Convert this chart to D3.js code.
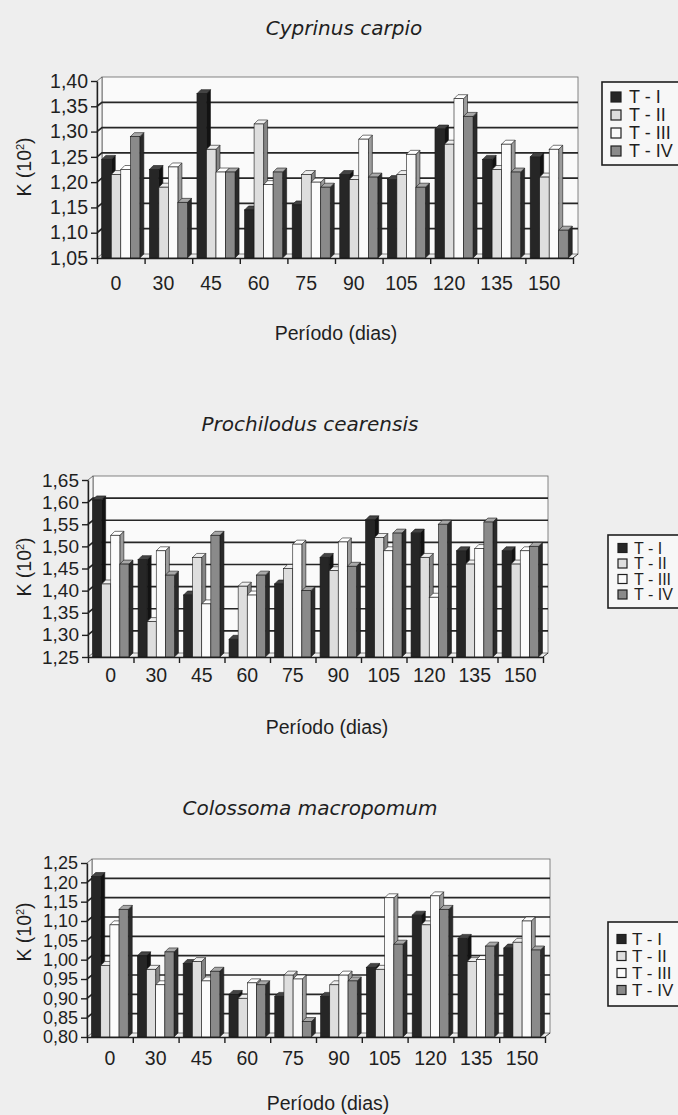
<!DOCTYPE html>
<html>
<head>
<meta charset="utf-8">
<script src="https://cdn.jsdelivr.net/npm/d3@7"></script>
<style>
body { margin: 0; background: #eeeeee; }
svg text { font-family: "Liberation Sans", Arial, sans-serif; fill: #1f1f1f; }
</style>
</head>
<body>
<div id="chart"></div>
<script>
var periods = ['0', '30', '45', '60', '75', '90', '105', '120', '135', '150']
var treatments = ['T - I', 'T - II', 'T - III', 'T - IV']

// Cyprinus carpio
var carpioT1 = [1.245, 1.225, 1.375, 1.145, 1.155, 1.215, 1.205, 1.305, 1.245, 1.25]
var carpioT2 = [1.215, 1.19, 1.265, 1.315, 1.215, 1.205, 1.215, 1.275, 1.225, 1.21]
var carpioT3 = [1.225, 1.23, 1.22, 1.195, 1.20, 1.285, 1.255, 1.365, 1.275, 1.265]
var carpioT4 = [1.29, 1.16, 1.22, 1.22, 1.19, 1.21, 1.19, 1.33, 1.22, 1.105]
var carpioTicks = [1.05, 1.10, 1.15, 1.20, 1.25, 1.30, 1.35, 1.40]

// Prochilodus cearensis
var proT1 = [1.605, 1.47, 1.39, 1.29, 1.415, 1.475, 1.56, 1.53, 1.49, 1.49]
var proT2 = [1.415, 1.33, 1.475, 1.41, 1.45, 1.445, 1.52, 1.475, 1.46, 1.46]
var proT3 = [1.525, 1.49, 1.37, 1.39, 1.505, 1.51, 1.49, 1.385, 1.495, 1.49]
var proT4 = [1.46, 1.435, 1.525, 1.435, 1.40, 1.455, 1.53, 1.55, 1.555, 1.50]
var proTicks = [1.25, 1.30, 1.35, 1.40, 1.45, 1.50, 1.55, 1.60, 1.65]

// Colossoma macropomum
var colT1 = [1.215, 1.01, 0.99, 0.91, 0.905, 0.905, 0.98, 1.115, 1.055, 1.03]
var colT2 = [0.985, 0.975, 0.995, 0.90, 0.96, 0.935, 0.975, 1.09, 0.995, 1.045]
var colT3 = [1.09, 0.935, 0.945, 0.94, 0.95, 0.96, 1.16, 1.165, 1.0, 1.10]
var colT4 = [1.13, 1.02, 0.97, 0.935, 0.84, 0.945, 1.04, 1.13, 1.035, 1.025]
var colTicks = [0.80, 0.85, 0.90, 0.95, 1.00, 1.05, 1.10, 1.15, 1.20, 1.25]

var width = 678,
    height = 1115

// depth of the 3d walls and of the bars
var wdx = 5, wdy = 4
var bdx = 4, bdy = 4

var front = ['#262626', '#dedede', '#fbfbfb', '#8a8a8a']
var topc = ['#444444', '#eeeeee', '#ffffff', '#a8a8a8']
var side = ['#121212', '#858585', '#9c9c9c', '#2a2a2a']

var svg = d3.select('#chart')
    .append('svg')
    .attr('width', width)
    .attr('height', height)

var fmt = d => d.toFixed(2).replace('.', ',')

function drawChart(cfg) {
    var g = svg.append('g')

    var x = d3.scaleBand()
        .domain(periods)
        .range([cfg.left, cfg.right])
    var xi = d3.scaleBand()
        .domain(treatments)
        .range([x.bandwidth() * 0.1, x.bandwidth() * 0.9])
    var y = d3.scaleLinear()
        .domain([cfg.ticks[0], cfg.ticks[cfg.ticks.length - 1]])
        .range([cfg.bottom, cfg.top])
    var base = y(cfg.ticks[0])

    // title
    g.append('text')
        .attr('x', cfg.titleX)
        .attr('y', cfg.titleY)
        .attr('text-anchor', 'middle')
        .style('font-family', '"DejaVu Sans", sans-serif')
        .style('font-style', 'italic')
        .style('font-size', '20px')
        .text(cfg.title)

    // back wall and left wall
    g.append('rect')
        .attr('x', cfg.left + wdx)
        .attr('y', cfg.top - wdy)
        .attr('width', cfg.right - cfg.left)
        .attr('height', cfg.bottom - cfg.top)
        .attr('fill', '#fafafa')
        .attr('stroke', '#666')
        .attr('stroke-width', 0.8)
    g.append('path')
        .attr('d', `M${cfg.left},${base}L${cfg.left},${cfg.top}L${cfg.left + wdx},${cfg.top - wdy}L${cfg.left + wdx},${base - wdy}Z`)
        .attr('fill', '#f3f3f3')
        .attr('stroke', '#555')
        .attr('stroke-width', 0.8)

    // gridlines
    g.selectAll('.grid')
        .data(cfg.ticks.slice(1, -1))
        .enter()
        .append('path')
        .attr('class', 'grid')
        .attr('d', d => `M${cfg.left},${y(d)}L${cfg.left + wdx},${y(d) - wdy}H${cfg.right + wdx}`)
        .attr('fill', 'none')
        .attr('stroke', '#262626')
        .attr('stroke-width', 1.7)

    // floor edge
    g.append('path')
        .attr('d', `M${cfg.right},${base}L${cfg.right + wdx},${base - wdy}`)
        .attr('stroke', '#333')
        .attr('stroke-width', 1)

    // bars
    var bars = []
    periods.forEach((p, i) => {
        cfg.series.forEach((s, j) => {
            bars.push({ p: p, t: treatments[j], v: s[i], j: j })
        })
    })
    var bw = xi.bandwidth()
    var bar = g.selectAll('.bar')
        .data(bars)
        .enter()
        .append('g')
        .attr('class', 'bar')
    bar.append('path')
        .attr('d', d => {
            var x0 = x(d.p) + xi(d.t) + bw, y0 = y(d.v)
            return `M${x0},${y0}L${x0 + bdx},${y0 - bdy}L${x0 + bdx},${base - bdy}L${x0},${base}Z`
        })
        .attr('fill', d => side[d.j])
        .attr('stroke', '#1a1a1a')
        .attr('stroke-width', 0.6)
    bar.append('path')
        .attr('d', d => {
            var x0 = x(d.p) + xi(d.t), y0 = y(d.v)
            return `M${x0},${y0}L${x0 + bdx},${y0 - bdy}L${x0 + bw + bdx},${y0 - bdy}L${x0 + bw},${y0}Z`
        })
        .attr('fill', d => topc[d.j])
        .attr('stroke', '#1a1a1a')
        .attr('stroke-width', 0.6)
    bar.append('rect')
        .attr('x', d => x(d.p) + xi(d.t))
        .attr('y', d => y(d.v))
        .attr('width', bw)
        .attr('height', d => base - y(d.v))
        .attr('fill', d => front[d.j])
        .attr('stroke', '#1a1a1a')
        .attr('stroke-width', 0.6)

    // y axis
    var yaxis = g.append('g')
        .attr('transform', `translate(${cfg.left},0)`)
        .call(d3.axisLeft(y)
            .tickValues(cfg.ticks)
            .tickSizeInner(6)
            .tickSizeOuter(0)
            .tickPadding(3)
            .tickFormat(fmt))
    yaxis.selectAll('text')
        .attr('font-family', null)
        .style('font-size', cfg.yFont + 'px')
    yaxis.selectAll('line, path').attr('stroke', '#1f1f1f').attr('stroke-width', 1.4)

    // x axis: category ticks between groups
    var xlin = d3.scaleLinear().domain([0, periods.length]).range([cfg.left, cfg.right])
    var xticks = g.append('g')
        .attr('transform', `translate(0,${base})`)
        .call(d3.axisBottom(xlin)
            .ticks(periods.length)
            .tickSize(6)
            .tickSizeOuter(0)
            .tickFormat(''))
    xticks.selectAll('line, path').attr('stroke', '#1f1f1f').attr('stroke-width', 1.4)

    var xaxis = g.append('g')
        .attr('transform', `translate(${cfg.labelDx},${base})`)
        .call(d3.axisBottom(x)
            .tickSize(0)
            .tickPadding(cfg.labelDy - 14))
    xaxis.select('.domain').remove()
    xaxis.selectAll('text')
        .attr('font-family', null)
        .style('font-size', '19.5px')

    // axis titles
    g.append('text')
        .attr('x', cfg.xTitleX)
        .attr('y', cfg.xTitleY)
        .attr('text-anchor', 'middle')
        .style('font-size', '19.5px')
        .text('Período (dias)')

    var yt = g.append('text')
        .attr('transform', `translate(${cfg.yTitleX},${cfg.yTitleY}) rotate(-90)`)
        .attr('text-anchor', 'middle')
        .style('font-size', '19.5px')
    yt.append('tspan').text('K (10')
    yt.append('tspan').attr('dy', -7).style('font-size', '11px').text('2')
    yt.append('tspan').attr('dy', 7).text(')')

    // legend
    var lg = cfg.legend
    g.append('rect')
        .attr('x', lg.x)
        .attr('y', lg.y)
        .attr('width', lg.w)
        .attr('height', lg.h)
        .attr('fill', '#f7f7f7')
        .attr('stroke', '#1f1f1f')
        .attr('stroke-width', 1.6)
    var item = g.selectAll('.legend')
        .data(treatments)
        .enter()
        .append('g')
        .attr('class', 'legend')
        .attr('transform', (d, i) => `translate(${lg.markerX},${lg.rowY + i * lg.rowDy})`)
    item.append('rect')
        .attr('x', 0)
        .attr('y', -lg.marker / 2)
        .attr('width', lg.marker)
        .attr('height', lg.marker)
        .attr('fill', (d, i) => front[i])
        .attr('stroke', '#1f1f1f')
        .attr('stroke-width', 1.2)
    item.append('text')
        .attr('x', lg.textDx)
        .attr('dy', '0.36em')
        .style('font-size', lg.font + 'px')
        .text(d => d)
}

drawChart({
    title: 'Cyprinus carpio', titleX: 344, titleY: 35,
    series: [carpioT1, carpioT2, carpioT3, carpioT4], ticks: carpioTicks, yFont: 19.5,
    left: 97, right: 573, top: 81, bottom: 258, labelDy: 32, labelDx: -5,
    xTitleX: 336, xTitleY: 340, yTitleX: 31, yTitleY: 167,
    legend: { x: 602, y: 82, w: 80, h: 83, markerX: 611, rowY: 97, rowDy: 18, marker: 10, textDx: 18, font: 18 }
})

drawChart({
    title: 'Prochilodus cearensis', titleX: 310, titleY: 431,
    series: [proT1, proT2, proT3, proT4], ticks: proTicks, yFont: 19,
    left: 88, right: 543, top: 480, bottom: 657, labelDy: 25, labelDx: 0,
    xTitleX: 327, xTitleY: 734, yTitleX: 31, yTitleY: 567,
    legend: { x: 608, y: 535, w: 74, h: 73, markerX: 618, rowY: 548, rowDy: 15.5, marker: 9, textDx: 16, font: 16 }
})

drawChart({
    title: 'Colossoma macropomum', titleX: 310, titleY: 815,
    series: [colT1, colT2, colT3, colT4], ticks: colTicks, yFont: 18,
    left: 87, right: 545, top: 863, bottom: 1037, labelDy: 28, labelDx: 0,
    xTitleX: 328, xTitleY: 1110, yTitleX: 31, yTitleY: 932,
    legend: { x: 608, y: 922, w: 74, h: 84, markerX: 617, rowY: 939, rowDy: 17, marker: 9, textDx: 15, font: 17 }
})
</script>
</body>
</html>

= TASK TO COMPLETE =
Without the pictures, return the listing above from its first line through the line that has "var treatments = ['T".

= OUTPUT OF THE TASK =
Convert this chart to D3.js code.
<!DOCTYPE html>
<html>
<head>
<meta charset="utf-8">
<script src="https://cdn.jsdelivr.net/npm/d3@7"></script>
<style>
body { margin: 0; background: #eeeeee; }
svg text { font-family: "Liberation Sans", Arial, sans-serif; fill: #1f1f1f; }
</style>
</head>
<body>
<div id="chart"></div>
<script>
var periods = ['0', '30', '45', '60', '75', '90', '105', '120', '135', '150']
var treatments = ['T - I', 'T - II', 'T - III', 'T - IV']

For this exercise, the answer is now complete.